The task — Repeat verbatim the lines from the one containing "Emit a web page" to the one containing "87.3, 98.4, 100];", ends included, minus any pictures.

Material for the task —

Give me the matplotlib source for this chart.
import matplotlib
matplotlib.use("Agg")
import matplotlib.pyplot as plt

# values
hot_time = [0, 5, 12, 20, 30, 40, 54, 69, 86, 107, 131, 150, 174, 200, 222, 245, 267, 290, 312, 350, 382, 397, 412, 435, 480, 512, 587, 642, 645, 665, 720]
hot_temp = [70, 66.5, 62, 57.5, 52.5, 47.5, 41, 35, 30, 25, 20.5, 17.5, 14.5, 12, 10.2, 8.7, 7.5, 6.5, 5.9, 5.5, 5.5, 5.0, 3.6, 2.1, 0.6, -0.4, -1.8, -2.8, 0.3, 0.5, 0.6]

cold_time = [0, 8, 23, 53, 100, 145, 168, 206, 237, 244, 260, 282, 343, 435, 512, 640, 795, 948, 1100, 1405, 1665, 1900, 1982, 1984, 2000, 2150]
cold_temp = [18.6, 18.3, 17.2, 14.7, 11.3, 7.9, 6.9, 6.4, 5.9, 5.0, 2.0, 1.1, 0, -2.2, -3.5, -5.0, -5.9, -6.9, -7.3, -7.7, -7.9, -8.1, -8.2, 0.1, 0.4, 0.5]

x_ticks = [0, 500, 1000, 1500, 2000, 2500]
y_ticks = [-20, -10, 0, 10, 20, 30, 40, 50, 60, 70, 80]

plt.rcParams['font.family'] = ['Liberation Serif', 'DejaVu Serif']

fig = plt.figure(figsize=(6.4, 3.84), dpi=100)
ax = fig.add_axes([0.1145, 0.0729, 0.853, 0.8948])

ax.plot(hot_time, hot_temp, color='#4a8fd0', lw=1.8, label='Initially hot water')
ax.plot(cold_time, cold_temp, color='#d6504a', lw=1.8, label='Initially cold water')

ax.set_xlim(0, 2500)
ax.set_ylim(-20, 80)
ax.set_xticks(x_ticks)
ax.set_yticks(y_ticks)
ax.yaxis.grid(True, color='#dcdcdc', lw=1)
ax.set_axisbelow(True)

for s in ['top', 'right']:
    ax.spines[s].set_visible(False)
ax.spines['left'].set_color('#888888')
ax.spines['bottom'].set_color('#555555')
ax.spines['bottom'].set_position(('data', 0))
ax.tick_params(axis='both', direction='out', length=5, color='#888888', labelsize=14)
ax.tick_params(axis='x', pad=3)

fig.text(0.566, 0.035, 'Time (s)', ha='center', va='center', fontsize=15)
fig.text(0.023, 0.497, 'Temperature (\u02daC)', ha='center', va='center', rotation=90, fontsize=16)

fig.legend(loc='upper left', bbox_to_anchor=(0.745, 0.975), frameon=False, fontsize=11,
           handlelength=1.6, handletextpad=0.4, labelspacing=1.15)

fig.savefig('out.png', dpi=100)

--

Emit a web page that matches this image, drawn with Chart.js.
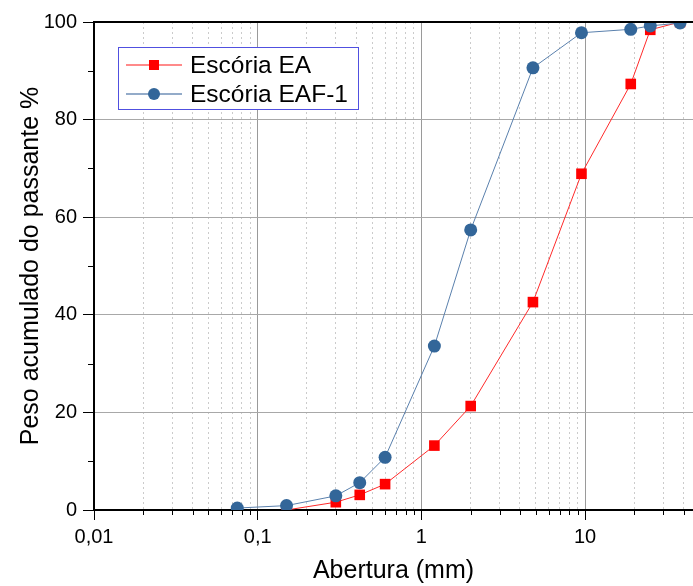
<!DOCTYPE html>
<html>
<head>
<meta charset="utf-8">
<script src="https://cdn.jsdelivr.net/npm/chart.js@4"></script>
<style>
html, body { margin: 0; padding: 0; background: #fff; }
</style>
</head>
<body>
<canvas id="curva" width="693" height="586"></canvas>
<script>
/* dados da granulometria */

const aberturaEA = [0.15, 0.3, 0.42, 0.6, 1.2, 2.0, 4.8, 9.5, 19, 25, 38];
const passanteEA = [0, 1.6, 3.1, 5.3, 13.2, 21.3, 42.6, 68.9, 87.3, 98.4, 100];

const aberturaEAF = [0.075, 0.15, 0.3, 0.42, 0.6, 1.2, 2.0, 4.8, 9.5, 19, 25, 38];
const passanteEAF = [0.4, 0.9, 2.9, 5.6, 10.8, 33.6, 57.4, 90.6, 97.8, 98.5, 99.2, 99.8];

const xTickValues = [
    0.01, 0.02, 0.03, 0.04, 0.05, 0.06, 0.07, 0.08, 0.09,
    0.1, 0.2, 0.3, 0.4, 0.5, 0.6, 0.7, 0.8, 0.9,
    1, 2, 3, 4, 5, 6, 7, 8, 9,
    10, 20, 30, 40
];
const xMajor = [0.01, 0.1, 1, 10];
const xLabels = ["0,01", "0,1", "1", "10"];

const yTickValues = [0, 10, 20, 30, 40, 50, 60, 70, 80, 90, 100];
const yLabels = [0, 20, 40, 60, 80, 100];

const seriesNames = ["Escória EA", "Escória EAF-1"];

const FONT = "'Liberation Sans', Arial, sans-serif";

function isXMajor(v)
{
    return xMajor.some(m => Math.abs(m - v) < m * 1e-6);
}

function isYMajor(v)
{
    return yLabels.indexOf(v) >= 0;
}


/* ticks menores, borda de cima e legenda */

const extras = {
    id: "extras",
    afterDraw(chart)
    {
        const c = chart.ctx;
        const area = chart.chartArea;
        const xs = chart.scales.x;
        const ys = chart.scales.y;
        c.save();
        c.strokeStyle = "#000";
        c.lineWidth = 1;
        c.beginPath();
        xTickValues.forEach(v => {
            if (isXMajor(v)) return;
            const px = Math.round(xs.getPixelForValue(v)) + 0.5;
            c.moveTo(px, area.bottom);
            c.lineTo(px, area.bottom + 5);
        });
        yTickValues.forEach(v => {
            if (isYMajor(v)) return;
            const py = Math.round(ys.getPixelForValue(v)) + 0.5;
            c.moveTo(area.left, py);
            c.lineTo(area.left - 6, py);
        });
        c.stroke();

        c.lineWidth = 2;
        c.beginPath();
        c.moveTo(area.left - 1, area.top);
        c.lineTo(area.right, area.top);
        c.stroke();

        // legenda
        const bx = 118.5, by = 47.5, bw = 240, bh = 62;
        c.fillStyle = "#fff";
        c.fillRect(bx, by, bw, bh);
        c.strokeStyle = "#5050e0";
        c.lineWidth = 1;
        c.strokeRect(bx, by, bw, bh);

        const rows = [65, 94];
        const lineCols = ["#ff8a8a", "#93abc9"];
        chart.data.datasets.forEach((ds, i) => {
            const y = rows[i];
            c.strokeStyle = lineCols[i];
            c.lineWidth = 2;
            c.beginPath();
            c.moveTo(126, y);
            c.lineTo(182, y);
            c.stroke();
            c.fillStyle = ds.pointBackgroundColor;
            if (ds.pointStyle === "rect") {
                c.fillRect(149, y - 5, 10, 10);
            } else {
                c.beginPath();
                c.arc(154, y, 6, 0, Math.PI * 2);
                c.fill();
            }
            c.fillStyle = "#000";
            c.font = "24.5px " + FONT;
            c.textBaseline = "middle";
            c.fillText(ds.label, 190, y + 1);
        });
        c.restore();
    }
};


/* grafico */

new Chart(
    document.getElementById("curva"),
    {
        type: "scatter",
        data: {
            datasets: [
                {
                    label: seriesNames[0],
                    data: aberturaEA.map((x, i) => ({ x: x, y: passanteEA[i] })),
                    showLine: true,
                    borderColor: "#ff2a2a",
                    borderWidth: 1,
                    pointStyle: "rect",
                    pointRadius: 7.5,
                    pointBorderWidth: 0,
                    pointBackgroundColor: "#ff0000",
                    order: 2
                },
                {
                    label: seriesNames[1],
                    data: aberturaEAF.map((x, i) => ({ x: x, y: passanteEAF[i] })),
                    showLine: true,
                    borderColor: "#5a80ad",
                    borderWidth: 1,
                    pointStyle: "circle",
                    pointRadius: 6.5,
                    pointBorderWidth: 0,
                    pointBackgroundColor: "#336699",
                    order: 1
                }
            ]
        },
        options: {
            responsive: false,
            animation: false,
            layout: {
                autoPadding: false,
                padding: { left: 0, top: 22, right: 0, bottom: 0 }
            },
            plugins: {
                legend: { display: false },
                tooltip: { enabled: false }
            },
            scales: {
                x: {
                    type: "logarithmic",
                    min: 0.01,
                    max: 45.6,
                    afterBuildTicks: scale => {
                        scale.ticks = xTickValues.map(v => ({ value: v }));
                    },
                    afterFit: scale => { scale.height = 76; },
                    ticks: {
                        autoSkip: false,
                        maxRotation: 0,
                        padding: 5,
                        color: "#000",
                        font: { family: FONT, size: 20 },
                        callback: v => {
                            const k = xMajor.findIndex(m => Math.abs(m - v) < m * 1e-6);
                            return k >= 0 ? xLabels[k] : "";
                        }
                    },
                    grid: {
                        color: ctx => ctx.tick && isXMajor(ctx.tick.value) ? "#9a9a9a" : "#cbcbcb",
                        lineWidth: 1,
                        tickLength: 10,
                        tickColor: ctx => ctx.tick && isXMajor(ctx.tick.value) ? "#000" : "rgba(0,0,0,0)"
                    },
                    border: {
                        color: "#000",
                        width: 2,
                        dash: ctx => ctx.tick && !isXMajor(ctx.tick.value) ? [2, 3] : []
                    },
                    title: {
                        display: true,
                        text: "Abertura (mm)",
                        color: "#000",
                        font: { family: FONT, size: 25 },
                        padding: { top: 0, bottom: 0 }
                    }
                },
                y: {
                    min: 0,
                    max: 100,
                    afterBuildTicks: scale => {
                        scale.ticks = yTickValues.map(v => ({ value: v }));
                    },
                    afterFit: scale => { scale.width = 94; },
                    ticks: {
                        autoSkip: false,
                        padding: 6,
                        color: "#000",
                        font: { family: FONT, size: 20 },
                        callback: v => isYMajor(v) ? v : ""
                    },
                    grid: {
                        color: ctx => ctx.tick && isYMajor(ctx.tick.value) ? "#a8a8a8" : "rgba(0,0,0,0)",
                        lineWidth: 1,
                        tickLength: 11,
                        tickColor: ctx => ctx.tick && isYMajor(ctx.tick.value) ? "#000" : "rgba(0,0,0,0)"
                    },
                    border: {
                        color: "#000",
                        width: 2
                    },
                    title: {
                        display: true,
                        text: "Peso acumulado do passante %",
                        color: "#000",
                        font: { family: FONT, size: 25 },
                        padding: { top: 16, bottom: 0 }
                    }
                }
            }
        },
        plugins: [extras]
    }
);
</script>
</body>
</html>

Problem solution —
Emit a web page that matches this image, drawn with Chart.js.
<!DOCTYPE html>
<html>
<head>
<meta charset="utf-8">
<script src="https://cdn.jsdelivr.net/npm/chart.js@4"></script>
<style>
html, body { margin: 0; padding: 0; background: #fff; }
</style>
</head>
<body>
<canvas id="curva" width="693" height="586"></canvas>
<script>
/* dados da granulometria */

const aberturaEA = [0.15, 0.3, 0.42, 0.6, 1.2, 2.0, 4.8, 9.5, 19, 25, 38];
const passanteEA = [0, 1.6, 3.1, 5.3, 13.2, 21.3, 42.6, 68.9, 87.3, 98.4, 100];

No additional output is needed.